From the present into the future will be carried, also, some of what may be called the bettered utilities of existence. If a war like this one was needed to show us what may be done with a newly utilized hour of daylight, surely we shall not let peace take such a benefit away from us. Nor can we part with the utter discrediting of idleness. The present status of the long school and college vacation provides a notable instance of what has happened in this regard. Our spirited youth, even below the military age, are now ashamed to stand as summer do-nothings. The institutions to which they are attached have commendably employed their resources for redeeming the time of summer, with varied provisions for training that will help, in one way or another, to win the war. It is all so much better than the old practice of long-extended idleness, that it, too, when peace shall bring its new problems, must be cherished as a saved hour of educational daylight.

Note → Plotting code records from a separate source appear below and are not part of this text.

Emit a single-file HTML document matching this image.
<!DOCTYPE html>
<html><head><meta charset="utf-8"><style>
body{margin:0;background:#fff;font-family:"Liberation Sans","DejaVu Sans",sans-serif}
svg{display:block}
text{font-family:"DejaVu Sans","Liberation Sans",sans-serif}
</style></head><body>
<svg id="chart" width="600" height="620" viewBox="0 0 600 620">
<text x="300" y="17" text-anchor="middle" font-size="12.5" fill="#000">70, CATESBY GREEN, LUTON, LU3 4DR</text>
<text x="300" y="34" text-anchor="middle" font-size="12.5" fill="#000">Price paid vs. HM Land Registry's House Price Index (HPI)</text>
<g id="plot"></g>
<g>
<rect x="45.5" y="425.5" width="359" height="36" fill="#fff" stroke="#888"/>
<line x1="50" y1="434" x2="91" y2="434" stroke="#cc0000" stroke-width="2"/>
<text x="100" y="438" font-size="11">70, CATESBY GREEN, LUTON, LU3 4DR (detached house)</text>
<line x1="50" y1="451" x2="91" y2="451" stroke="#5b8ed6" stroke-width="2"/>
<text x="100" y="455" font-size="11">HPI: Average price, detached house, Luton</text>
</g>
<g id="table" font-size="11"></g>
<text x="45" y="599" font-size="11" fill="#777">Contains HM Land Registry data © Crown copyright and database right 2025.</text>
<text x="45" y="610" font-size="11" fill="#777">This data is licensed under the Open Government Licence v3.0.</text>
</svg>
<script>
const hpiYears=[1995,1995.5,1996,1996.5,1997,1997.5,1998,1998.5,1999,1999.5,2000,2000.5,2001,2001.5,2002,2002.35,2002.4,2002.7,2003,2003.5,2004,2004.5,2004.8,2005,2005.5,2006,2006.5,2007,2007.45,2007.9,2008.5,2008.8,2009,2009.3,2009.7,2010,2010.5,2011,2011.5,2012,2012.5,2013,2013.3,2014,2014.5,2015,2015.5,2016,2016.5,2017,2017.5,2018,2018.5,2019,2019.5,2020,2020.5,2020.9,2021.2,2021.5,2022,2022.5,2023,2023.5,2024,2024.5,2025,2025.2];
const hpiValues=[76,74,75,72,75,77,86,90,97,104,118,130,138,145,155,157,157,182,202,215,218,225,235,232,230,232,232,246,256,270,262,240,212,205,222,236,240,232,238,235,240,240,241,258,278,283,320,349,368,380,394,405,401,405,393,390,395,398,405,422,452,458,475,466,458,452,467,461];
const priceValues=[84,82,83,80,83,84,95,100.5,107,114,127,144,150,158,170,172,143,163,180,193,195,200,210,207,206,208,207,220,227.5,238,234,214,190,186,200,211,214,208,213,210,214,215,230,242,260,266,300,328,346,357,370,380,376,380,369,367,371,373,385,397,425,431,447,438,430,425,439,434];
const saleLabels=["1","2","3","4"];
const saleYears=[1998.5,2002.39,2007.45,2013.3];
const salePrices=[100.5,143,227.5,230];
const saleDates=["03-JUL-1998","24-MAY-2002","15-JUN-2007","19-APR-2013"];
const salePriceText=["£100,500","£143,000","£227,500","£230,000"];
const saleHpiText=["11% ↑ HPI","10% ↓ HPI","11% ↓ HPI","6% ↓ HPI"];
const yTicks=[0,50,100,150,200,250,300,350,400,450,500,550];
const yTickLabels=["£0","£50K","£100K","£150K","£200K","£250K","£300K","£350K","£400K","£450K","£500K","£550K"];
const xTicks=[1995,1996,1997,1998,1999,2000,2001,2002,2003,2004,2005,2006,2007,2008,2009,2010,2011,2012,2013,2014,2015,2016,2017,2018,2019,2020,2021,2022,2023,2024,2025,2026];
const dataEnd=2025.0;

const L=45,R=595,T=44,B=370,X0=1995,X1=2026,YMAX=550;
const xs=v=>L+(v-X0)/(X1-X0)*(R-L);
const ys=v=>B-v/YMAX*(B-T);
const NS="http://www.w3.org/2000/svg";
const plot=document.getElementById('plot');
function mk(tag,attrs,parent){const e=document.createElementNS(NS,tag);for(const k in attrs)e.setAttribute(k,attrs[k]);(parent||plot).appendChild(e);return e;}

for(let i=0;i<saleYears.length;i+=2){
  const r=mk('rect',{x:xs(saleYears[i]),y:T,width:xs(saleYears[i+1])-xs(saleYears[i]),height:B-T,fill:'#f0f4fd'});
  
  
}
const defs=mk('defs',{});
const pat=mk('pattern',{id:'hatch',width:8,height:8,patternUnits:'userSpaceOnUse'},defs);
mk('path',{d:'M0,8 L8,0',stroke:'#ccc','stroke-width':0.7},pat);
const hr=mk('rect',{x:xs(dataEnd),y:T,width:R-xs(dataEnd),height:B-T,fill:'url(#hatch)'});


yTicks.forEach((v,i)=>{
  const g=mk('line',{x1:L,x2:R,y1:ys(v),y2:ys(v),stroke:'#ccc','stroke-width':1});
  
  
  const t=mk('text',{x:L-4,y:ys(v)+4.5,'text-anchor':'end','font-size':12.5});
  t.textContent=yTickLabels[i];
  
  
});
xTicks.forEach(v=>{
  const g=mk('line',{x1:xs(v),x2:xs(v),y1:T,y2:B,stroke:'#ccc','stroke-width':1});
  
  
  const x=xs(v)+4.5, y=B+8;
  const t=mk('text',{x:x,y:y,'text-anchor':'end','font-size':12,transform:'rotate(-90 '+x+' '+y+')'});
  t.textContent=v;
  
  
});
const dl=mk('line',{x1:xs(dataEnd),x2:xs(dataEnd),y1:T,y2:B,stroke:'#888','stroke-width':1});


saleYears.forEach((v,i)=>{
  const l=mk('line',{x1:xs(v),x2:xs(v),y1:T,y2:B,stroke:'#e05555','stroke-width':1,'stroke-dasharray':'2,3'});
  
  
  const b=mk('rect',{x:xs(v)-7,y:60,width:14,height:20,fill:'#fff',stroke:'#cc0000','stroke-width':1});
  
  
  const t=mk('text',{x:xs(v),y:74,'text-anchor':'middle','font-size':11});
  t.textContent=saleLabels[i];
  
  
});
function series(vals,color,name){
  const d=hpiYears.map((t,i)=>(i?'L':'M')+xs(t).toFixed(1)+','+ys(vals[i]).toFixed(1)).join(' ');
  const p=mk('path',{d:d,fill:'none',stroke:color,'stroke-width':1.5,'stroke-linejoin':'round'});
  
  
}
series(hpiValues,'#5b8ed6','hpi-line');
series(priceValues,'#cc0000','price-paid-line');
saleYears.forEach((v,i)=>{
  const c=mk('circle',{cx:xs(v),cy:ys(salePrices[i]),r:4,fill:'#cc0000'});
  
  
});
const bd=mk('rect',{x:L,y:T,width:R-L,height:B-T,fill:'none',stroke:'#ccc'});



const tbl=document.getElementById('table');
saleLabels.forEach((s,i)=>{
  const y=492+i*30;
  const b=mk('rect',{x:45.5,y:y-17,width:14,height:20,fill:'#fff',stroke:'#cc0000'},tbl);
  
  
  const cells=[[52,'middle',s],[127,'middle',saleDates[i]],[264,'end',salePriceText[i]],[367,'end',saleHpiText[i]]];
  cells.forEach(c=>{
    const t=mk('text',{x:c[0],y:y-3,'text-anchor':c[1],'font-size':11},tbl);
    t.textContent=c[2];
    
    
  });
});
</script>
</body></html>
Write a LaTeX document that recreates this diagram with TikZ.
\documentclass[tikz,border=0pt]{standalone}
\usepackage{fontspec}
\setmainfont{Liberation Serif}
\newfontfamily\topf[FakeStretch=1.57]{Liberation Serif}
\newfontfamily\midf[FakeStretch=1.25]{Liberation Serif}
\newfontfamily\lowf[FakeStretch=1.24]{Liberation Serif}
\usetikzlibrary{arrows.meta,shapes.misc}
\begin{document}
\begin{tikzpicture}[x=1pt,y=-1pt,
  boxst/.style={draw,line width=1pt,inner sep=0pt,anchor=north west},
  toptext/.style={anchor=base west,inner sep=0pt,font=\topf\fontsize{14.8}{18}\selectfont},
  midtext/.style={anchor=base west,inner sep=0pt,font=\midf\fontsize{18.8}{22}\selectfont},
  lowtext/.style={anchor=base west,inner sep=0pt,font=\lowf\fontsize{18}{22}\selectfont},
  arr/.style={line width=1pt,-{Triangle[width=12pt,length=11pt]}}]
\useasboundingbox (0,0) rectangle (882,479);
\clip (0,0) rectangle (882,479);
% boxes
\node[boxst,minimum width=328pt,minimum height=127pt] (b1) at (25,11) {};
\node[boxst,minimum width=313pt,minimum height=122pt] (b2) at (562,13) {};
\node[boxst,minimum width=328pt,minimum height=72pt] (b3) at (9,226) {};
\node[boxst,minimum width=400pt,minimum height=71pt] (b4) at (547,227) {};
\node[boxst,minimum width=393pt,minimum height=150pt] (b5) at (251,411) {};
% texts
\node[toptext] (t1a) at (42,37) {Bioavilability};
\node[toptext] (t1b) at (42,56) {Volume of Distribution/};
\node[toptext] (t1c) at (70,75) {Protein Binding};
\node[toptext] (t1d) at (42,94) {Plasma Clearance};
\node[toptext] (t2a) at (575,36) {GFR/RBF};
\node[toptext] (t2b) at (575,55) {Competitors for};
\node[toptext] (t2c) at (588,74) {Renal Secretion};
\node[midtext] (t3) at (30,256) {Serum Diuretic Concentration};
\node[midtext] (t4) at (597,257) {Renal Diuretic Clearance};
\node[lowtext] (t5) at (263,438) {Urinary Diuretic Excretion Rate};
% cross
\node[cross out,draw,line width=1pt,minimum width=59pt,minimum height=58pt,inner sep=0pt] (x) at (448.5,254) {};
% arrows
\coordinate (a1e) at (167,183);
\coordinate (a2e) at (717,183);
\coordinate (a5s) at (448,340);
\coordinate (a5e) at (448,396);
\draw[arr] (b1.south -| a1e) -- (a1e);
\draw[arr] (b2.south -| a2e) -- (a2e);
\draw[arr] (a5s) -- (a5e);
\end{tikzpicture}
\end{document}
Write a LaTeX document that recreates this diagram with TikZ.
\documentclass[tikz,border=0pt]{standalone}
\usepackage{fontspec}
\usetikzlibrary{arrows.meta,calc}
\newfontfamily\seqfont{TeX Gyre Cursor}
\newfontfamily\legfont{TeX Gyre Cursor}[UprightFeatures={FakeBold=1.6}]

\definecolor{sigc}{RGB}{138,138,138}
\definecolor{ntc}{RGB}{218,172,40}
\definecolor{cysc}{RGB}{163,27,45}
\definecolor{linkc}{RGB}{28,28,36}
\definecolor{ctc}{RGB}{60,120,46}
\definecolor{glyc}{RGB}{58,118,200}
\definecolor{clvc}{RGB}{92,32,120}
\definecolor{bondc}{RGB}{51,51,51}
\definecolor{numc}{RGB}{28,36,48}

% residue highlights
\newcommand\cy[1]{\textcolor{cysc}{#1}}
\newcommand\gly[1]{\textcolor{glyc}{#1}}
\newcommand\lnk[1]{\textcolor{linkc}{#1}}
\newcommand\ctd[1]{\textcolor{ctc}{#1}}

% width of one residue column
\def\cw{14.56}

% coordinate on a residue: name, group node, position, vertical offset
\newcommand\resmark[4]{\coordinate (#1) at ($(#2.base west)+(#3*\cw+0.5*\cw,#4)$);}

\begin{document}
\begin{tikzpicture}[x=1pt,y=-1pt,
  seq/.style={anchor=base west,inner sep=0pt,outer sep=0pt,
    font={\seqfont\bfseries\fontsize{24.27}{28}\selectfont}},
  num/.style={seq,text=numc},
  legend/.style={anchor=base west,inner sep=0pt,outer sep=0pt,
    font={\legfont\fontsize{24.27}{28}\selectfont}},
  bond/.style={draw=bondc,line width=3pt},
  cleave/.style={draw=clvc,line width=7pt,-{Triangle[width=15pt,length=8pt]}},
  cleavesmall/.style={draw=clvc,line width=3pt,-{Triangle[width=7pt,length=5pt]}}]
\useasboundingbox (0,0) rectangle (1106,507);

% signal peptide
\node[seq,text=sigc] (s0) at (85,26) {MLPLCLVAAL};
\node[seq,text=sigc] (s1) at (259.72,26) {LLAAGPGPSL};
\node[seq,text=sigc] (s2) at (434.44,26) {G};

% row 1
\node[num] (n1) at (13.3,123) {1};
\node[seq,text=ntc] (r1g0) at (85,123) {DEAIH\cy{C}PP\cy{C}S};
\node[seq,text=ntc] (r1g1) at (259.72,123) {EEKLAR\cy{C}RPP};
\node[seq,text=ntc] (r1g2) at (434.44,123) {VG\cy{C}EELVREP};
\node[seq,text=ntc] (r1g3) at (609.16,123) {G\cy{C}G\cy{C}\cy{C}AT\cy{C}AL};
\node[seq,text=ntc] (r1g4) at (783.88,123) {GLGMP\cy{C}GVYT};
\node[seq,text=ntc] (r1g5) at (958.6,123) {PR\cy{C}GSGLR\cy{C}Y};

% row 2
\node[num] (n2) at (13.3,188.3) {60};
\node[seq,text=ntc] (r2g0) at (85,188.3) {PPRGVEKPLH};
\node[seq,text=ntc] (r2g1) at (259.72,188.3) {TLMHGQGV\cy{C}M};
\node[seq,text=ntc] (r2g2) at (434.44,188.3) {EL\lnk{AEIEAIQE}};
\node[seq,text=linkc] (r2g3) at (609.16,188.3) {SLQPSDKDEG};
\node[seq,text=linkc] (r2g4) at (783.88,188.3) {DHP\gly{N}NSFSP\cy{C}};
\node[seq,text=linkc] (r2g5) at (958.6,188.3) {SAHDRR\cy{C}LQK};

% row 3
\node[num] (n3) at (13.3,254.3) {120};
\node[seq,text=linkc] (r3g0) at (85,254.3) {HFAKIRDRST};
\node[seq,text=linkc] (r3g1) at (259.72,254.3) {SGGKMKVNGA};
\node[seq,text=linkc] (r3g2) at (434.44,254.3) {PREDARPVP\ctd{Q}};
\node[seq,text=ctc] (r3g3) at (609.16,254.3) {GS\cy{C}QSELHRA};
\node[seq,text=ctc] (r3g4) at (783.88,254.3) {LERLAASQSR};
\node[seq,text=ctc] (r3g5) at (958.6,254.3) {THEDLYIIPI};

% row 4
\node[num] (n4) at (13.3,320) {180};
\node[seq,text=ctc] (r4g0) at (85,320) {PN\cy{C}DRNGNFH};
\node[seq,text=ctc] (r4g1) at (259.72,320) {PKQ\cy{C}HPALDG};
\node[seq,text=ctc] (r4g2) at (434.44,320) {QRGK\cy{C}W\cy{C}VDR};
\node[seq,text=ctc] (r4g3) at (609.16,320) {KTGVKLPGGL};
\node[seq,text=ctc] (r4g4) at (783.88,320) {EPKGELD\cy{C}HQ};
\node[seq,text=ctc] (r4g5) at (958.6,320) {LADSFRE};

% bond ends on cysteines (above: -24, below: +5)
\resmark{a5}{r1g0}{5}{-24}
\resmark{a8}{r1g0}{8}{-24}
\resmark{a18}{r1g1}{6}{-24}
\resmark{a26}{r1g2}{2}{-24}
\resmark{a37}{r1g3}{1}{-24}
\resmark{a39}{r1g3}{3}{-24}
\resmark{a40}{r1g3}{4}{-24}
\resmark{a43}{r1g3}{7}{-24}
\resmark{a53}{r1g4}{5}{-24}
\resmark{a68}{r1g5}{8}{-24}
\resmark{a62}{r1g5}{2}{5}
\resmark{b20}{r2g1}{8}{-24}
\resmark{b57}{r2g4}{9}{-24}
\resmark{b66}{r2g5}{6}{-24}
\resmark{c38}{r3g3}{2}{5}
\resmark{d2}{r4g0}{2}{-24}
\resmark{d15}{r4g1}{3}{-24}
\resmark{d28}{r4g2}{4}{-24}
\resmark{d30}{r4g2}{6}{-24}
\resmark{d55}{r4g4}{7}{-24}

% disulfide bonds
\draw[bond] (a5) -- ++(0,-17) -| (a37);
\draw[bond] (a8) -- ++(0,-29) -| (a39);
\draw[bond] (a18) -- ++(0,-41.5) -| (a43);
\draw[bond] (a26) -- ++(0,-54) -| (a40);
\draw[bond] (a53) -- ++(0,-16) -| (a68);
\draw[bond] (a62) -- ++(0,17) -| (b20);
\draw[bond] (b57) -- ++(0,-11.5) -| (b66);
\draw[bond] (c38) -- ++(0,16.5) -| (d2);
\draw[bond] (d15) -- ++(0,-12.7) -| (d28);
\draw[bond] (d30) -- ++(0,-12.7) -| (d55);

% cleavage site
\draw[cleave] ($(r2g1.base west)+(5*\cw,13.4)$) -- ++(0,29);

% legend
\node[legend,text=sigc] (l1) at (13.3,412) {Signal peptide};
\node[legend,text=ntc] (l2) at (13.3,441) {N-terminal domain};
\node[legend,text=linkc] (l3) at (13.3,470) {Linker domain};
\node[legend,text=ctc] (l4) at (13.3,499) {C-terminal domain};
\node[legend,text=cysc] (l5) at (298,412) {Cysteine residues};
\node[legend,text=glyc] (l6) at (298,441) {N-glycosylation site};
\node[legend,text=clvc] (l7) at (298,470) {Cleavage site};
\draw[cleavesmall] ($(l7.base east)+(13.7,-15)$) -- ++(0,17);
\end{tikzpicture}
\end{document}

Still another unrelinquishable gain has come with the proof— for which the non-combatant has been the corpus vile of experiment— that, even short of ‘giving till it hurts,’ there has been hitherto a vast unexercised force of giving which does not hurt at all. This force has lain comparatively idle in the hands of those who are now finding themselves content with a smaller annual surplus, and of that immensely greater number who have learned to extend the area of their own self-denials. The proof has been merely a part of the sorely needed lesson that the individual service of the common good can be immeasurably increased. It is not taught otherwise than by the constant drilling of the civilian population; but through its means ‘the great society,’ ‘ the kingdom of heaven,’ — call it what you will, — may some day be established among men.
V
This, truly, is a quintessential object of the war. Its attainment has become possible only at the terrific cost the world is now paying for it; but the end is so supremely worth winning that the cost must be paid. There is just one thought, a thought of the cynical noncombatant, and combatant, mind, that quenches the liveliest zeal for a conclusion of the whole prodigious business. It is a thought which finds expression in the sinister phrases: ‘Man always has been and always will be a
fighting animal; this war will be followed by others so long as the race endures.’ If that, beyond question, is the fact, no manual of arms will avail either the fighting or the helping force anything but the satisfaction of exhibition drills. One peace would be nearly as good as another; for, whatever its terms, it would be nothing but a truce. If the toll paid and still payable is exacted without a compensating hope, or faith, that nothing like it will ever again be asked of man, then indeed it is all an infinitely vain thing.
Only omniscience can pronounce the sinister saying positively false; but until it is proved true, — and there again omniscience is needed, — it is for finite minds to reject the ignominy of its acceptance. The horizon of the hopes of man is never quite so clear that the exact moment of sunrise or of sunset may be marked. But a great millennial hope is none the less to be treasured as the goal of all striving. Just when its object will be reached—if that object be an enduring peace, and if the means for securing it be that perpetual alliance of free nations which now appears to embody the most promising plan yet devised for its attainment — none may certainly declare. But whatever methods may be pursued to this end, the hope behind it, and the confidence that it is a reasonable and righteous hope, are the highest justifications for everything that everybody can do to achieve the victory of the Allies with whom our nation is joined. There is no weapon in the spiritual armor of the non-combatant that needs more constantly to be kept bright.